## Start
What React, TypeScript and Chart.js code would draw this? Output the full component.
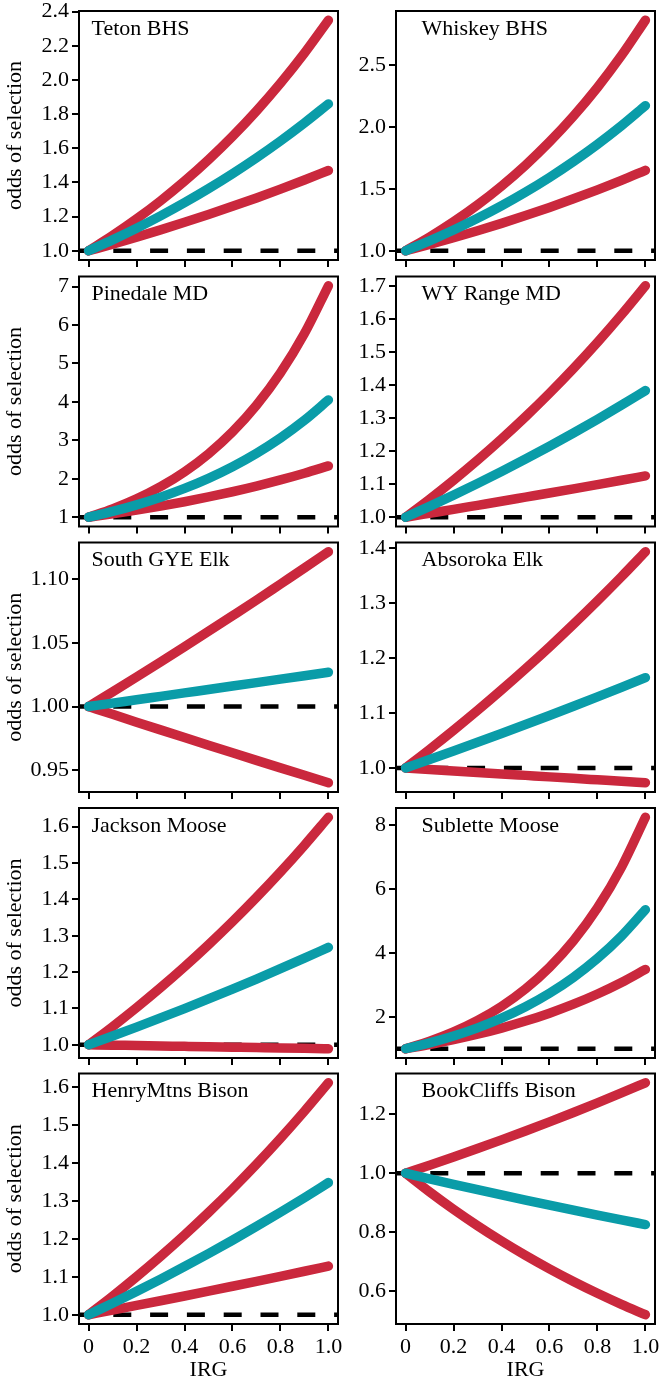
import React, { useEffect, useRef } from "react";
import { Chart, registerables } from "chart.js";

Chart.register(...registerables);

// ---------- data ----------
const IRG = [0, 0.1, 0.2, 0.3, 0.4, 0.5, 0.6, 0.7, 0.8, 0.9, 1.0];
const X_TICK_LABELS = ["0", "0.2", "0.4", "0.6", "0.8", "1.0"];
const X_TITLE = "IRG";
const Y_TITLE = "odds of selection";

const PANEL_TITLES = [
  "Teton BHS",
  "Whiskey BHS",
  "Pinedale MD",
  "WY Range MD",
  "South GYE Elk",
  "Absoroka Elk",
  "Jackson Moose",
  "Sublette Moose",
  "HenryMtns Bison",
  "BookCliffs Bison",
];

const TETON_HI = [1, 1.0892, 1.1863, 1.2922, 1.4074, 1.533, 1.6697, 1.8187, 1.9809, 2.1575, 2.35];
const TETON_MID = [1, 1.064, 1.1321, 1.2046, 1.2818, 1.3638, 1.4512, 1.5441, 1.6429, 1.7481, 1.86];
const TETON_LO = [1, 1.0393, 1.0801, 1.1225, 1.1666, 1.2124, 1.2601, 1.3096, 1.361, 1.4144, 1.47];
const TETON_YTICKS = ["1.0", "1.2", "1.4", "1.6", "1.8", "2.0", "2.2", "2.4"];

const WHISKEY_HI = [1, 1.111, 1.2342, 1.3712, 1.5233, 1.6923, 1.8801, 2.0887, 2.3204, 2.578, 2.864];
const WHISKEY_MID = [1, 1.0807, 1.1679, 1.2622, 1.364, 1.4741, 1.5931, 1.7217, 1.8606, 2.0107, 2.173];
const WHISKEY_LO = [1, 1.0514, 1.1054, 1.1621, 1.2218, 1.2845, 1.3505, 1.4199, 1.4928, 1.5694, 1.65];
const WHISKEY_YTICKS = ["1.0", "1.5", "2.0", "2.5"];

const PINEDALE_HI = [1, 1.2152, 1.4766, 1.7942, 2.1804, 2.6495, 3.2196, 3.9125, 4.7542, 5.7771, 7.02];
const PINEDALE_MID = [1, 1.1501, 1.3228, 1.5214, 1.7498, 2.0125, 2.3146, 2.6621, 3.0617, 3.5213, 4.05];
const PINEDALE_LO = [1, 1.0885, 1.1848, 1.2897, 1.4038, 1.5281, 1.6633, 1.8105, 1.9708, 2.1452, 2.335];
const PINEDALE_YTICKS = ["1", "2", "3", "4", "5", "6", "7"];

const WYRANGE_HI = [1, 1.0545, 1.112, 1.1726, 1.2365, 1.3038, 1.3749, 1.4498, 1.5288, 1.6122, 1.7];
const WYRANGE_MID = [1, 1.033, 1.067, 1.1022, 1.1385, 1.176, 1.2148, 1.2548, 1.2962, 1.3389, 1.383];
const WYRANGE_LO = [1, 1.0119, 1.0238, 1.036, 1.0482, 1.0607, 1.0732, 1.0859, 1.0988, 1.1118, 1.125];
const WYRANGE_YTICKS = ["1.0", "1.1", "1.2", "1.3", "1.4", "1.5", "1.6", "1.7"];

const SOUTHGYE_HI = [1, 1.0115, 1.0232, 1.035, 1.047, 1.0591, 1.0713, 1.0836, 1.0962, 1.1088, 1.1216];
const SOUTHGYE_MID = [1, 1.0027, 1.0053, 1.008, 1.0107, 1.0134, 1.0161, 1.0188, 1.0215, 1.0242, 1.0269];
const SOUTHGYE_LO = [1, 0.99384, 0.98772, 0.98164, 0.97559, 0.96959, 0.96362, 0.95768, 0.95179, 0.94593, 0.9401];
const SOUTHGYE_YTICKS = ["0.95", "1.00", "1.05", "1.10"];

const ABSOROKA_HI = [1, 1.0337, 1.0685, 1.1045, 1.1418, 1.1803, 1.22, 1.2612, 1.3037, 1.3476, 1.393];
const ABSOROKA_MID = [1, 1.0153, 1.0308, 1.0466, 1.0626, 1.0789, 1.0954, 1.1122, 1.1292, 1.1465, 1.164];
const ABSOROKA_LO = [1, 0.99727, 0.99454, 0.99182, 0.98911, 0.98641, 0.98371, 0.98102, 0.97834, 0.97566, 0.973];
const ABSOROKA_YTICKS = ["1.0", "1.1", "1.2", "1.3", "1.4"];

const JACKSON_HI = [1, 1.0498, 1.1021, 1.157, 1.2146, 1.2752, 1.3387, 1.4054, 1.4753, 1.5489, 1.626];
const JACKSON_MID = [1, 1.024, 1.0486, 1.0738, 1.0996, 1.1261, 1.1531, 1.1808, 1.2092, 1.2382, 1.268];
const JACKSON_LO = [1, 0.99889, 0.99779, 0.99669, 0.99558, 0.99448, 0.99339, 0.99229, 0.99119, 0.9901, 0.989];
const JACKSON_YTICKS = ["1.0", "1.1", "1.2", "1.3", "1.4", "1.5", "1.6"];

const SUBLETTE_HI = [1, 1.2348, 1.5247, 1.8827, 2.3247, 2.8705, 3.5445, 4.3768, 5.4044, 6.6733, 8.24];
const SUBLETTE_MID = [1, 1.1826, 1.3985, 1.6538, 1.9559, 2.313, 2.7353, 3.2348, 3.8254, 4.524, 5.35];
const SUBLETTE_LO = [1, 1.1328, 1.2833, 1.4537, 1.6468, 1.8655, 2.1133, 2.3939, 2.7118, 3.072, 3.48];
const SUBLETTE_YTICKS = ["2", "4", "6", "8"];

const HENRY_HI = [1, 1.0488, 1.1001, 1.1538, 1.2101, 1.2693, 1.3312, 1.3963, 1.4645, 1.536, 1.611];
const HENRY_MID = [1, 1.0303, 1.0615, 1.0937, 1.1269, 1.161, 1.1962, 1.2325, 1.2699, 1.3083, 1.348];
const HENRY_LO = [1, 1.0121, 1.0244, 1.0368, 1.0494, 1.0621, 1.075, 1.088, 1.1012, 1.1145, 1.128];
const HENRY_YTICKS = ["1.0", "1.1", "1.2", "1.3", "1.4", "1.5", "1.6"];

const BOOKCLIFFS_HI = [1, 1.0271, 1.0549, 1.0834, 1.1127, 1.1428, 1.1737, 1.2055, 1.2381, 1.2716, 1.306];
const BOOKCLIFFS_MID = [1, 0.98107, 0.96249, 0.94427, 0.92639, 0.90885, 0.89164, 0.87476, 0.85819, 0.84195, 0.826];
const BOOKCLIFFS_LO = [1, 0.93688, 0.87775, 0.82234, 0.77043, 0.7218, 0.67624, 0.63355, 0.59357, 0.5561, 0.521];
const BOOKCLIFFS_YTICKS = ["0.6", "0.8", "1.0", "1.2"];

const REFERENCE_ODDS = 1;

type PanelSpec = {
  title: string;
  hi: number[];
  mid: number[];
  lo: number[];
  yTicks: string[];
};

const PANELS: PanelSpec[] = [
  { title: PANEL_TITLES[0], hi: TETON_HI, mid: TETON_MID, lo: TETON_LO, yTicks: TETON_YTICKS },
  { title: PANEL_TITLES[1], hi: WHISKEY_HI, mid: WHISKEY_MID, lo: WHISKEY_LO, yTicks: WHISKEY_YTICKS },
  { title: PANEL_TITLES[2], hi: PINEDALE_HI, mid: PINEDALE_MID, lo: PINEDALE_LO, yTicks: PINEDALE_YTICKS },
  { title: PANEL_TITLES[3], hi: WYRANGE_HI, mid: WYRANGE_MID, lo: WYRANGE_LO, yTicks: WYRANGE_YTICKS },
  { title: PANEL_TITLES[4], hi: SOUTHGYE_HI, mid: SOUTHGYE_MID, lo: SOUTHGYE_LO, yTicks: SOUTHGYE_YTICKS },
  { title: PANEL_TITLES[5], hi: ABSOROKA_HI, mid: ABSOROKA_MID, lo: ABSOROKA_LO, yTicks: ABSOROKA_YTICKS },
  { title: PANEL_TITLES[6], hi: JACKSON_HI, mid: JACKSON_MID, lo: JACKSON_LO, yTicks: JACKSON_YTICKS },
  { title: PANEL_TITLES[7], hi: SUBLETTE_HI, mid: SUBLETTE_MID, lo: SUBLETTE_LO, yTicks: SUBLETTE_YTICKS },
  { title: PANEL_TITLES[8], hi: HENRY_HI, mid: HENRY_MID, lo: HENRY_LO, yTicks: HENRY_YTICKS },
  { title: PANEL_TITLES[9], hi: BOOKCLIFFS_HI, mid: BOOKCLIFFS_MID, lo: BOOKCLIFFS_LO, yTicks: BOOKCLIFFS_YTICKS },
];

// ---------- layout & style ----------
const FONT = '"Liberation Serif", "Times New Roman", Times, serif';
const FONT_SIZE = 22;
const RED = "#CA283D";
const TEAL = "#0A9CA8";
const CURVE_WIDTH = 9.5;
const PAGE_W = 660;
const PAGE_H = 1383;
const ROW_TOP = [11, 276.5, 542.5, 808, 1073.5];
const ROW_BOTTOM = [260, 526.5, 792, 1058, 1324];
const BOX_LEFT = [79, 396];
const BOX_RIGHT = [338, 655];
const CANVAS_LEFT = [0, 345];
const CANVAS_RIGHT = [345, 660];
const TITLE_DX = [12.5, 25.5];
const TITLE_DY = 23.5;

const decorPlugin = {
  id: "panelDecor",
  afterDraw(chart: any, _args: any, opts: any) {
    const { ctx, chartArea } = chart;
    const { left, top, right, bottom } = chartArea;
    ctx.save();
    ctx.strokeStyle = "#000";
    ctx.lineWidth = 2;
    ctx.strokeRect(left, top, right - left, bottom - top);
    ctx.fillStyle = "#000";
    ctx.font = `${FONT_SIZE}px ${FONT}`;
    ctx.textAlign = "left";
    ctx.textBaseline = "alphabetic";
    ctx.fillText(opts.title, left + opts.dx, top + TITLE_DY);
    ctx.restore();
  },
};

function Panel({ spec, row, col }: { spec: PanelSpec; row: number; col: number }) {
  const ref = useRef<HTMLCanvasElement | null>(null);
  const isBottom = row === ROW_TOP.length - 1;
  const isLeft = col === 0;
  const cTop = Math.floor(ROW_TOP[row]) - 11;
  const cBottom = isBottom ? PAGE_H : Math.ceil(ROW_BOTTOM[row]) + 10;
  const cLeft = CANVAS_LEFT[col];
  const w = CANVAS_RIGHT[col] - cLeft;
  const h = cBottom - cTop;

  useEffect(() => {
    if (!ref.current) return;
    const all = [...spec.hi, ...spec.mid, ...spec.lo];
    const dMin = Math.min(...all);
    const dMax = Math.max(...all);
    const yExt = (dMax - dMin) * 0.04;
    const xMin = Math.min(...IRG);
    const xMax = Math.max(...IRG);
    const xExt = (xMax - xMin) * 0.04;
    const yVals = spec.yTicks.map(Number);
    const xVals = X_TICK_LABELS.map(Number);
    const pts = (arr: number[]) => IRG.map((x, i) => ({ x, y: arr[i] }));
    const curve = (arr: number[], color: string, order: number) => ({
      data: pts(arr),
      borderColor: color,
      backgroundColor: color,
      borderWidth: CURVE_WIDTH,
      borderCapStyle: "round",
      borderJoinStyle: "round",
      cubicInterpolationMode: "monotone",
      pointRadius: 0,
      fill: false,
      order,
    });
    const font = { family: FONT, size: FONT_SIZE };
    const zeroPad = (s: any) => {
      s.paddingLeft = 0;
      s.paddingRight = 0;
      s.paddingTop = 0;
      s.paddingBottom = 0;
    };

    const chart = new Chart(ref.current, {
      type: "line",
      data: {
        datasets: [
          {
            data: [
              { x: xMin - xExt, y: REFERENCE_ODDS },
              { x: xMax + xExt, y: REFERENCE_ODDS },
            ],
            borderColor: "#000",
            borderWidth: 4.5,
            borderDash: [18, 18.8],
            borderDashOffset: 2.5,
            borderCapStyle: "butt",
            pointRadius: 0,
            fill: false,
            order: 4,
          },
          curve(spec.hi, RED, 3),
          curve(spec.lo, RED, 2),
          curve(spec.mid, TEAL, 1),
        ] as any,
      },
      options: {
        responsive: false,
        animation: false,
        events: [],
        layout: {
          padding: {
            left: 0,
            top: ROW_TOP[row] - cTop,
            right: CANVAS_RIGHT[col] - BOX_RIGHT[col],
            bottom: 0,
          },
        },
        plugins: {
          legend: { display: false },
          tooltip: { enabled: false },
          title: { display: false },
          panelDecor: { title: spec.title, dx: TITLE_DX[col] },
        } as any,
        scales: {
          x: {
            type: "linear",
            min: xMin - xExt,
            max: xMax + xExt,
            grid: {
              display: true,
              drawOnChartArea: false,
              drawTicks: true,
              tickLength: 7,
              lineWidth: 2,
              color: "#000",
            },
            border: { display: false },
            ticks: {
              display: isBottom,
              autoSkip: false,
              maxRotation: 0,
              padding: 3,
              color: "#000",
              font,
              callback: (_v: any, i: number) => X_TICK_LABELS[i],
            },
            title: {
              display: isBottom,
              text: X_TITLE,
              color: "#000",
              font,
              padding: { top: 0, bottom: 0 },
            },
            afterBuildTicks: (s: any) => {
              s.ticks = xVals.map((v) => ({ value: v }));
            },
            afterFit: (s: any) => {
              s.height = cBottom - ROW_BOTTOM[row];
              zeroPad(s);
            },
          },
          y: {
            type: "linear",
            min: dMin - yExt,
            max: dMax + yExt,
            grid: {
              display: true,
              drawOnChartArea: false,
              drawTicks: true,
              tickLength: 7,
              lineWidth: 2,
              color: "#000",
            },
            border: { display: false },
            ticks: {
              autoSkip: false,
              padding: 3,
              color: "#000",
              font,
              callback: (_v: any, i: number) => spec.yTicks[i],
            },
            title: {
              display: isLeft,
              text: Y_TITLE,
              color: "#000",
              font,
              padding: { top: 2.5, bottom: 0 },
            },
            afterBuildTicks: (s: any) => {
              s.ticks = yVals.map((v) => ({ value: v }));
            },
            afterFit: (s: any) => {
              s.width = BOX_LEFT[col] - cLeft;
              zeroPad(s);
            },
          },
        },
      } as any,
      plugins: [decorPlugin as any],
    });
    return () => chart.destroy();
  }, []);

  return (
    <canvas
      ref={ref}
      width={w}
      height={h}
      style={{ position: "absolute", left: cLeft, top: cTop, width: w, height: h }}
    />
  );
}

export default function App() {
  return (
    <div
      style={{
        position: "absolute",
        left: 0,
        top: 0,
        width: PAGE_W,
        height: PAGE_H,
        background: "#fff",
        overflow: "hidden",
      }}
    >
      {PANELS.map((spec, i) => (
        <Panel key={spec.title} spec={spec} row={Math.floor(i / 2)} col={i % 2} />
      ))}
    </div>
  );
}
## End
## Start
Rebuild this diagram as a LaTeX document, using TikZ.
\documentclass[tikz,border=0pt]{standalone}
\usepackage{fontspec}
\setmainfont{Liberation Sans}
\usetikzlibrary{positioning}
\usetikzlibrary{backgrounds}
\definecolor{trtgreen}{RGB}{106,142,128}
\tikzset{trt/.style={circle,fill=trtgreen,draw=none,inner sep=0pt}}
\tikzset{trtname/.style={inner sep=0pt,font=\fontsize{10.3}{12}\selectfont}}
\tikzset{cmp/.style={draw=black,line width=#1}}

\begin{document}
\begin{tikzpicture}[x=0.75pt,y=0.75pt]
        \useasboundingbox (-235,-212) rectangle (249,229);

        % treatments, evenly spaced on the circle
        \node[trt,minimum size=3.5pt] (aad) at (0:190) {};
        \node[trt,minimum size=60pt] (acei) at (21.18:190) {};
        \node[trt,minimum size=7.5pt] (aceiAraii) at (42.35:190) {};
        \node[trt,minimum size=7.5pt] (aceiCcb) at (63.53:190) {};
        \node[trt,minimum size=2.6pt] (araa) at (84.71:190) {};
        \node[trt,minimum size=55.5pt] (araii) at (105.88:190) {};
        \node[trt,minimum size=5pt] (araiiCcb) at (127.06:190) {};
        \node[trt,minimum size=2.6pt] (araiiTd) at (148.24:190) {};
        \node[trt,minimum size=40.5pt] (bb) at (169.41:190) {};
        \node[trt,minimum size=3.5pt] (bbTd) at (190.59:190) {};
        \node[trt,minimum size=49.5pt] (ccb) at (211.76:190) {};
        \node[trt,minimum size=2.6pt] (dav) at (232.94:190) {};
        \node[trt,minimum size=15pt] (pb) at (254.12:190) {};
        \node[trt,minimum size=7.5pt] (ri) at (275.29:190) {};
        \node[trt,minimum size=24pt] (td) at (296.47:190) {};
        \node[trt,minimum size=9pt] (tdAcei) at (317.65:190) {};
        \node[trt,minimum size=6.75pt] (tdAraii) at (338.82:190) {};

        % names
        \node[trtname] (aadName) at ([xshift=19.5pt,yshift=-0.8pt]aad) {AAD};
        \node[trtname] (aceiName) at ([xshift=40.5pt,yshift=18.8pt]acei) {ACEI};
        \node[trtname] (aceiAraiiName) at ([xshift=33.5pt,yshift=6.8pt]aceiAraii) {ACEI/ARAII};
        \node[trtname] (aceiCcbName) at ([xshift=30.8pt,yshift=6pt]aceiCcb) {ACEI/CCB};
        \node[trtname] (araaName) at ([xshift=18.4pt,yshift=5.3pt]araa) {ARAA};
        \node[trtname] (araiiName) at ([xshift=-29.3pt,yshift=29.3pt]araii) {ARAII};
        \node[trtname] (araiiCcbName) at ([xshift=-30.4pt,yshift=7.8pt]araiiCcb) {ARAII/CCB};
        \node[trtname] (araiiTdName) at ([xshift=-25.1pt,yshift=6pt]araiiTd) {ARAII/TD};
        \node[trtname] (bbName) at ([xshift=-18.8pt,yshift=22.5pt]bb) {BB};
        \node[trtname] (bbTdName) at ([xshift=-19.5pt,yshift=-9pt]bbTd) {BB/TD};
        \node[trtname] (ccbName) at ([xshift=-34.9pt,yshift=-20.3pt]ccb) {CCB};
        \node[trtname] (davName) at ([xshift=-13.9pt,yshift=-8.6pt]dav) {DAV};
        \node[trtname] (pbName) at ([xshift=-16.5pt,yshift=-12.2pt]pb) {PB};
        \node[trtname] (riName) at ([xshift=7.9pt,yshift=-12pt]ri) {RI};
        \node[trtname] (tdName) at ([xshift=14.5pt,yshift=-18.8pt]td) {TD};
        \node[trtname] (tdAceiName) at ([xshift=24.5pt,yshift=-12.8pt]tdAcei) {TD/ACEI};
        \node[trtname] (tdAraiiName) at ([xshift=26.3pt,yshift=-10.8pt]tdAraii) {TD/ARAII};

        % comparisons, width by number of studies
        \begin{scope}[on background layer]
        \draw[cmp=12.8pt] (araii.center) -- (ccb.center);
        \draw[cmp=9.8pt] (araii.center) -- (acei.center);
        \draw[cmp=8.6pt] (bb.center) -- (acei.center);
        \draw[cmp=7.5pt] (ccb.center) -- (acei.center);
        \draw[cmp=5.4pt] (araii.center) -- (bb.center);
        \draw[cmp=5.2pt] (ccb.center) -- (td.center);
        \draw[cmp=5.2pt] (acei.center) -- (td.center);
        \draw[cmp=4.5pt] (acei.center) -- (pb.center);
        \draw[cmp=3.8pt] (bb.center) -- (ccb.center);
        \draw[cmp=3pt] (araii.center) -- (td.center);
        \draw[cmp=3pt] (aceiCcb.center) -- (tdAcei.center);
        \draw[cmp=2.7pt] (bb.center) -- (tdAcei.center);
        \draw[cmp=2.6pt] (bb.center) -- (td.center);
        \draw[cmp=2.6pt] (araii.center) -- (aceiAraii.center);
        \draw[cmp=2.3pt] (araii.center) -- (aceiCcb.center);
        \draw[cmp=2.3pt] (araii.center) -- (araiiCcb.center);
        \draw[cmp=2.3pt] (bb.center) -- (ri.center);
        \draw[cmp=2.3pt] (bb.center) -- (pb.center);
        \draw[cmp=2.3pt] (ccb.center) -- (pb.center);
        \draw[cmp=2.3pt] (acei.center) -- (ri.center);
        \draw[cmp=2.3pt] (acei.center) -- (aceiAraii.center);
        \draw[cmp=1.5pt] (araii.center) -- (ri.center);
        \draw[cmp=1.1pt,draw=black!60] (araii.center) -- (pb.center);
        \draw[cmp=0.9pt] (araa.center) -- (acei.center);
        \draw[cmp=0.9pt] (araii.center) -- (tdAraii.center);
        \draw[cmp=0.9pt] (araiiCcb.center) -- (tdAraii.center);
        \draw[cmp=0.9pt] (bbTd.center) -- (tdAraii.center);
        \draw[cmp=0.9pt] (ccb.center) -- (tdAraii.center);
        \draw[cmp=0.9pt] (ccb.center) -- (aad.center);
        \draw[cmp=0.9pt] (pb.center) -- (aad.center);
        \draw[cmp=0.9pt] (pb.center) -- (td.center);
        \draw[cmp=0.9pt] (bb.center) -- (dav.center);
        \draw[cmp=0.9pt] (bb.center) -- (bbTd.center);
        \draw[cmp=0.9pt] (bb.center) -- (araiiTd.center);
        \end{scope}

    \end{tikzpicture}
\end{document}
## End
## Start
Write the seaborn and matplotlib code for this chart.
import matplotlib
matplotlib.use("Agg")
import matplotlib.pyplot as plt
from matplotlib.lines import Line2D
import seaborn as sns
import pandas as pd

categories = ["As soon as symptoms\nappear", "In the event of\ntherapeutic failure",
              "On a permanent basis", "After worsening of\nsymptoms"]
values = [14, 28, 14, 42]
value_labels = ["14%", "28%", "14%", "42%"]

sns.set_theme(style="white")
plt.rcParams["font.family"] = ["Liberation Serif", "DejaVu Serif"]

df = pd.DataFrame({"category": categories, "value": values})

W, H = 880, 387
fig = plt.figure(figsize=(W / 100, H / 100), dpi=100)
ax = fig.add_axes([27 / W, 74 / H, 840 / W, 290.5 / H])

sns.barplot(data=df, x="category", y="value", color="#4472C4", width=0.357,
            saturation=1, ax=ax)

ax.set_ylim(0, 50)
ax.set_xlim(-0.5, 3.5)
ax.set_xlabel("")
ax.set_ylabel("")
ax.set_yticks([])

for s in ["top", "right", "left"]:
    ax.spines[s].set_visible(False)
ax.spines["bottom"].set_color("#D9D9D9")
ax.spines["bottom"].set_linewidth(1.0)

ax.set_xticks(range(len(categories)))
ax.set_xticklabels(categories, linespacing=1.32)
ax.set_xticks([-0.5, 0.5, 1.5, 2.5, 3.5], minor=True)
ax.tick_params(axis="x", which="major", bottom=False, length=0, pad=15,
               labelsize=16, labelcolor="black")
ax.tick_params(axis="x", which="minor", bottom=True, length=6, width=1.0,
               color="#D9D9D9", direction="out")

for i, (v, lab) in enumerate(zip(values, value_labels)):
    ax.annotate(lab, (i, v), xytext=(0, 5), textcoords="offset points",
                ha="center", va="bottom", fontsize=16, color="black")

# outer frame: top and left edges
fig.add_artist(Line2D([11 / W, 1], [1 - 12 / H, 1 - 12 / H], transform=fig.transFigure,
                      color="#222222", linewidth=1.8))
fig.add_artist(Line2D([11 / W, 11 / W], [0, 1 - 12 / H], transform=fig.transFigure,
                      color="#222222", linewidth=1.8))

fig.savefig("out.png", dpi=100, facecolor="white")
## End
Exercise brief: From the line with "What React, TypeScript" to the line with "Chart.register(...registerables);", set down those lines word for word and only those, counting both ends. Pictures stay out of the copy.

Solution to this problem:
What React, TypeScript and Chart.js code would draw this? Output the full component.
import React, { useEffect, useRef } from "react";
import { Chart, registerables } from "chart.js";

Chart.register(...registerables);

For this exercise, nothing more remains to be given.